Work to be completed> Go through the material and write it all out exactly, minus the pictures.

Records for this exercise>
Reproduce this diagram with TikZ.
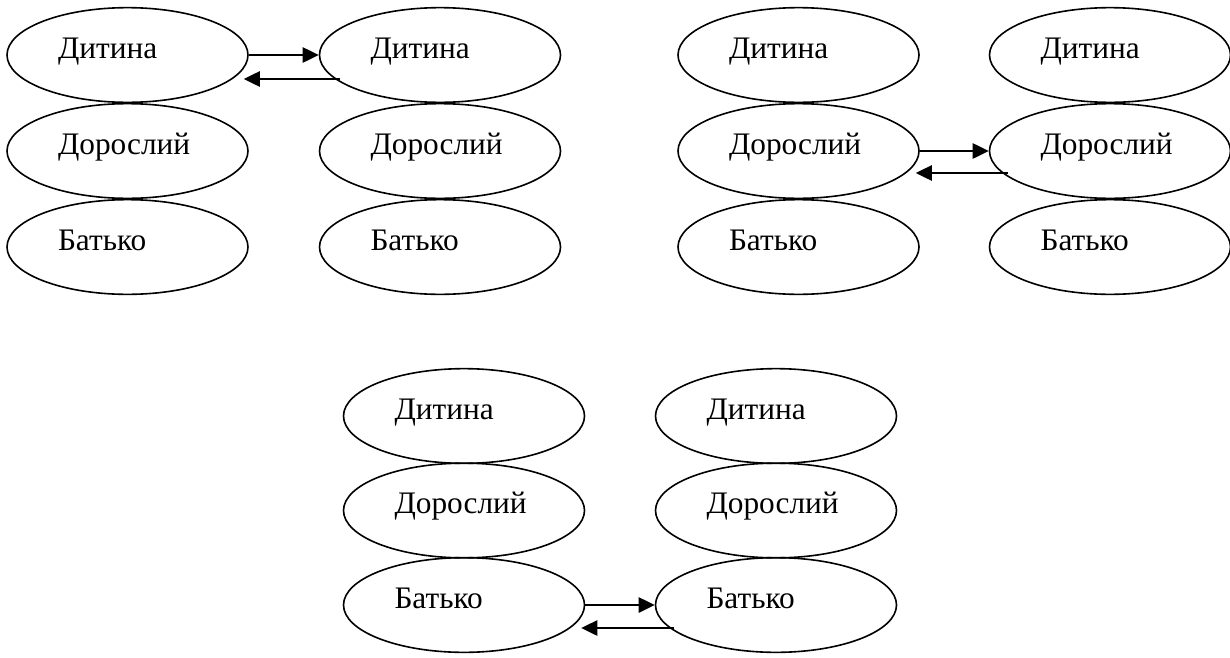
\documentclass[tikz,border=0pt]{standalone}
\usepackage{fontspec}
\setmainfont{Liberation Serif}
\usetikzlibrary{shapes.geometric,arrows.meta,calc}

\tikzset{every picture/.style={line width=1.2pt}}
\tikzset{
  oval/.style={draw, ellipse, inner sep=0pt, minimum width=180.75pt, minimum height=71pt},
  lbl/.style={anchor=base west, inner sep=0pt, font=\fontsize{23.5}{28}\selectfont},
  arr/.style={-{Triangle[length=12pt,width=11.5pt]}, line width=1.2pt}
}

\begin{document}
\begin{tikzpicture}[x=0.75pt,y=0.75pt,yscale=-1,xscale=1]
\useasboundingbox (0,0) rectangle (1230,657);

%Shape: Ellipse, first group
\node[oval] (a1) at (127.5,55) {};
\node[oval] (a2) at (127.5,151) {};
\node[oval] (a3) at (127.5,247) {};
\node[oval] (b1) at (440,55) {};
\node[oval] (b2) at (440,151) {};
\node[oval] (b3) at (440,247) {};
%Shape: Ellipse, second group
\node[oval] (c1) at (798.5,55) {};
\node[oval] (c2) at (798.5,151) {};
\node[oval] (c3) at (798.5,247) {};
\node[oval] (d1) at (1110,55) {};
\node[oval] (d2) at (1110,151) {};
\node[oval] (d3) at (1110,247) {};
%Shape: Ellipse, third group
\node[oval] (e1) at (464,416) {};
\node[oval] (e2) at (464,510.5) {};
\node[oval] (e3) at (464,605) {};
\node[oval] (f1) at (776,416) {};
\node[oval] (f2) at (776,510.5) {};
\node[oval] (f3) at (776,605) {};

% Text Node
\foreach \g in {a,b,c,d,e,f}{
  \node[lbl] (\g t1) at ($(\g1.west)+(51,3)$) {Дитина};
  \node[lbl] (\g t2) at ($(\g2.west)+(51,3)$) {Дорослий};
  \node[lbl] (\g t3) at ($(\g3.west)+(51,3)$) {Батько};
}

%Straight Lines
\draw[arr] (a1.east) -- (b1.west);
\draw[arr] ($(b1.west)+(21,24)$) -- ($(a1.east)+(-5,24)$);
%Straight Lines
\draw[arr] (c2.east) -- (d2.west);
\draw[arr] ($(d2.west)+(19,22)$) -- ($(c2.east)+(-4,22)$);
%Straight Lines
\draw[arr] (e3.east) -- (f3.west);
\draw[arr] ($(f3.west)+(19,23)$) -- ($(e3.east)+(-4,23)$);

\end{tikzpicture}
\end{document}
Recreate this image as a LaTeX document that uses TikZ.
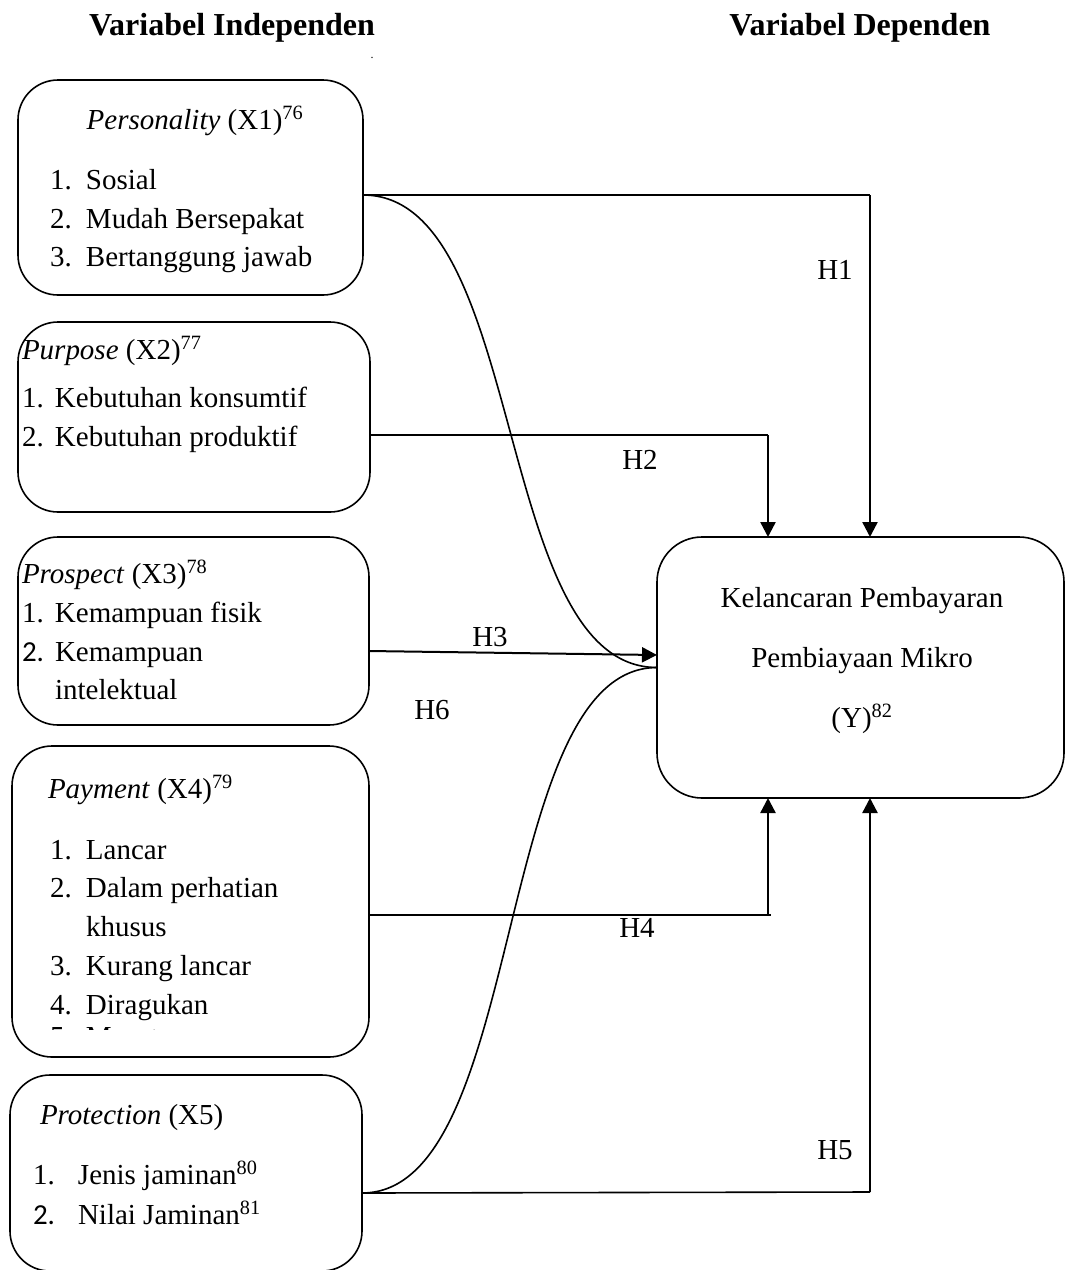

The response>
Reproduce this diagram with TikZ.
\documentclass[tikz,border=0pt]{standalone}
\usepackage{fontspec}
\setmainfont{Liberation Serif}
\usetikzlibrary{shapes.geometric,arrows.meta,calc}

\tikzset{every picture/.style={line width=1.2pt}}
\tikzset{
  oval/.style={draw, ellipse, inner sep=0pt, minimum width=180.75pt, minimum height=71pt},
  lbl/.style={anchor=base west, inner sep=0pt, font=\fontsize{23.5}{28}\selectfont},
  arr/.style={-{Triangle[length=12pt,width=11.5pt]}, line width=1.2pt}
}

\begin{document}
\begin{tikzpicture}[x=0.75pt,y=0.75pt,yscale=-1,xscale=1]
\useasboundingbox (0,0) rectangle (1230,657);

%Shape: Ellipse, first group
\node[oval] (a1) at (127.5,55) {};
\node[oval] (a2) at (127.5,151) {};
\node[oval] (a3) at (127.5,247) {};
\node[oval] (b1) at (440,55) {};
\node[oval] (b2) at (440,151) {};
\node[oval] (b3) at (440,247) {};
%Shape: Ellipse, second group
\node[oval] (c1) at (798.5,55) {};
\node[oval] (c2) at (798.5,151) {};
\node[oval] (c3) at (798.5,247) {};
\node[oval] (d1) at (1110,55) {};
\node[oval] (d2) at (1110,151) {};
\node[oval] (d3) at (1110,247) {};
%Shape: Ellipse, third group
\node[oval] (e1) at (464,416) {};
\node[oval] (e2) at (464,510.5) {};
\node[oval] (e3) at (464,605) {};
\node[oval] (f1) at (776,416) {};
\node[oval] (f2) at (776,510.5) {};
\node[oval] (f3) at (776,605) {};

% Text Node
\foreach \g in {a,b,c,d,e,f}{
  \node[lbl] (\g t1) at ($(\g1.west)+(51,3)$) {Дитина};
  \node[lbl] (\g t2) at ($(\g2.west)+(51,3)$) {Дорослий};
  \node[lbl] (\g t3) at ($(\g3.west)+(51,3)$) {Батько};
}

%Straight Lines
\draw[arr] (a1.east) -- (b1.west);
\draw[arr] ($(b1.west)+(21,24)$) -- ($(a1.east)+(-5,24)$);
%Straight Lines
\draw[arr] (c2.east) -- (d2.west);
\draw[arr] ($(d2.west)+(19,22)$) -- ($(c2.east)+(-4,22)$);
%Straight Lines
\draw[arr] (e3.east) -- (f3.west);
\draw[arr] ($(f3.west)+(19,23)$) -- ($(e3.east)+(-4,23)$);

\end{tikzpicture}
\end{document}
Recreate this image as a LaTeX document that uses TikZ.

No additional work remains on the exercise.